Related: I double-checked that contract blame doesn’t somehow have this ability (I expected not, but just as a sanity-check.) It doesn’t AFICT: It’s always “blaming <file>”, a file in general. But I noticed something weird. With contract-out
, the using i.e. calling file is blamed. With define/contract
, the defining file is blamed. Is that known and as-expected?

E.g. assuming contract-use.rkt
is #lang racket
(require "contract-def.rkt")
(foo "a")

With contract-def.rkt
as #lang racket
(provide (contract-out [foo (-> number? number?)]))
(define (foo x) x)
The blame line is blaming: /path/to/contract-use.rkt

But with contract-def.rkt
as #lang racket
(provide foo)
(define/contract (foo x) (-> number? number?) x)
The blame line is blaming: /path/to/contract-def.rkt
. i.e. You can’t tell where to look for the problematic call.

I realize contract-out
is generally recommended over define/contract
, for various reasons.

I just didn’t remember “non-useful blame” as one of the reasons, so I was surprised.
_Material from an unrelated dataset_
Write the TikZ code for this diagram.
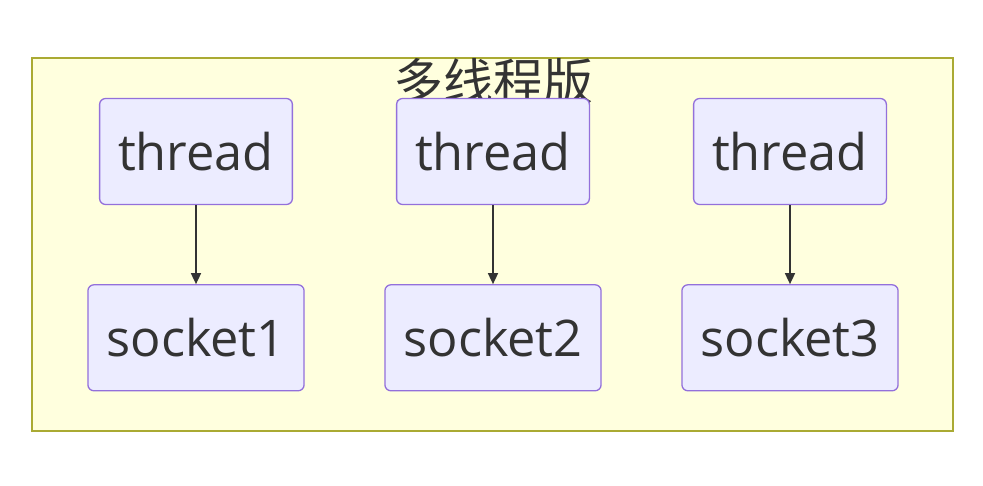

That’s correct: The only information available is in the continuation as reported by continuation-mark-set->context
.

Thanks for confirming!

I’ve been wanting exactly this kind of information, too

I’ve found this pretty annoying for years. And I think if you try contract-out
with ->i
, it’s back to non-useful blame again, because (if I recall correctly) contract-out
has special support for ->
and ->*
but not ->i
.

Somehow my programs full of contract-out
and ->i
do end up having useful highlighting of contract-violating call sites in DrRacket, but I rarely use DrRacket and don’t think I can infer that location information from the error messages I get with the racket
executable.

I think even define/contract
programs have useful call site highlighting in DrRacket.